_Problem to solve_
Could you copy every line from the material below in which "this" appears?

_Input rows_
* * *

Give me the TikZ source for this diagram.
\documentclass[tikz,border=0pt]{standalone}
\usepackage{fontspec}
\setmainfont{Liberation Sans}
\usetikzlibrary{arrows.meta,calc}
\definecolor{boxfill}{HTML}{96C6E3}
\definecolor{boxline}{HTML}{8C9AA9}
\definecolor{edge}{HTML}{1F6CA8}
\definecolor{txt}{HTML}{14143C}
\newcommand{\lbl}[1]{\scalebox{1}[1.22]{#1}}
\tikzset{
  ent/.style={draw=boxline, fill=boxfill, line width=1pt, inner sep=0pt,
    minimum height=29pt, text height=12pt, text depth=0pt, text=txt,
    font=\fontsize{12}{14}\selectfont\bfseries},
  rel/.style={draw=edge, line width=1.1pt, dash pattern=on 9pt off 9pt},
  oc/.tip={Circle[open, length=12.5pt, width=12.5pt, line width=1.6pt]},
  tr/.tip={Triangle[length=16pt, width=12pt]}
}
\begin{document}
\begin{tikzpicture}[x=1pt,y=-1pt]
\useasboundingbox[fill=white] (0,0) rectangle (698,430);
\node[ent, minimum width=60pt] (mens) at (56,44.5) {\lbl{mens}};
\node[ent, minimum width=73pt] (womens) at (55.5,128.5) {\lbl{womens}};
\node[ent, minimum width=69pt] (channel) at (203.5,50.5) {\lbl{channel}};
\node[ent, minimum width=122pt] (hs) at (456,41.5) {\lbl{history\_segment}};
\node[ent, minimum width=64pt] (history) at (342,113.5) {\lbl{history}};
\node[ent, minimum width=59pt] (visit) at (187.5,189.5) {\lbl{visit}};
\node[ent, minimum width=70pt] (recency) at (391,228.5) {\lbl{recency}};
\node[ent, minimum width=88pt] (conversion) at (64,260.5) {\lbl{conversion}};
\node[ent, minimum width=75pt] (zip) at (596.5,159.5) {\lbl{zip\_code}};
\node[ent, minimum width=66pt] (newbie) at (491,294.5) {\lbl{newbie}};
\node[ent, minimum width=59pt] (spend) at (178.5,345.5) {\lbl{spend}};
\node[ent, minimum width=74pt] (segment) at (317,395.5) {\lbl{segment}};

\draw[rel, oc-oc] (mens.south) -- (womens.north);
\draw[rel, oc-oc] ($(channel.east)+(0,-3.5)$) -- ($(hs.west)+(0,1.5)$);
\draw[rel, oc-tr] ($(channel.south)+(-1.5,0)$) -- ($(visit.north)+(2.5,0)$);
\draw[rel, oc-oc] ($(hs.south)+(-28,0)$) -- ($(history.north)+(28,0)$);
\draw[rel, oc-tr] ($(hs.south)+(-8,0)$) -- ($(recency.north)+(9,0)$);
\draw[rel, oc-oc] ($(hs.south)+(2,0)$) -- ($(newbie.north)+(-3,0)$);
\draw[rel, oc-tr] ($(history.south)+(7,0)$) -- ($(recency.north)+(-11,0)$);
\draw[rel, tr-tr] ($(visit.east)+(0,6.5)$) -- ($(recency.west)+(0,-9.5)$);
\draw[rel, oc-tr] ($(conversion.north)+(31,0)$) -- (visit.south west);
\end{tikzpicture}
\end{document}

* * *

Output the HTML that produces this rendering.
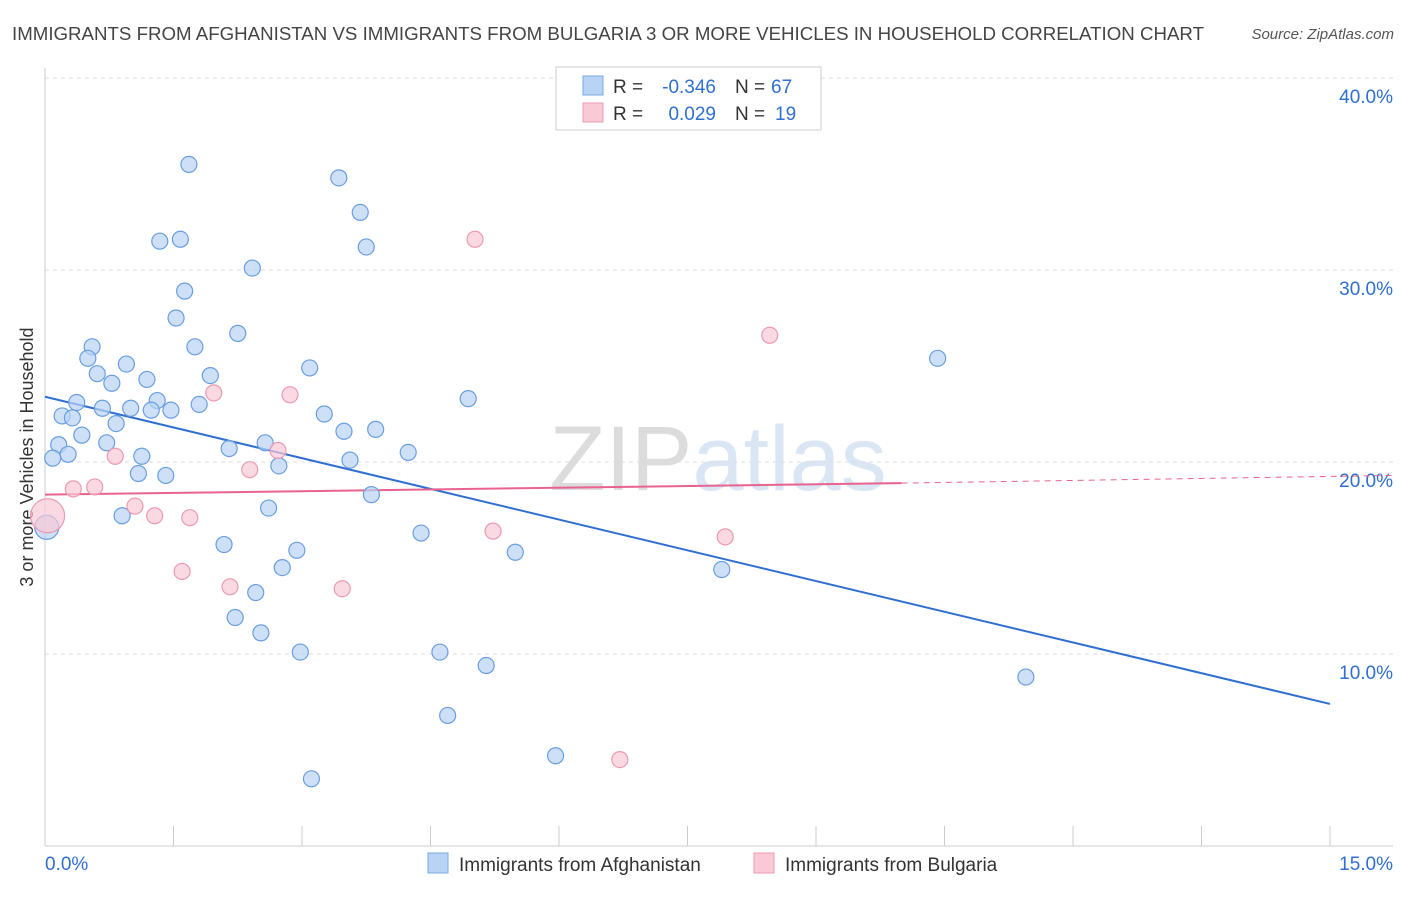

* * *

_Answer to the problem_
Give me the TikZ source for this diagram.
Output the HTML that produces this rendering.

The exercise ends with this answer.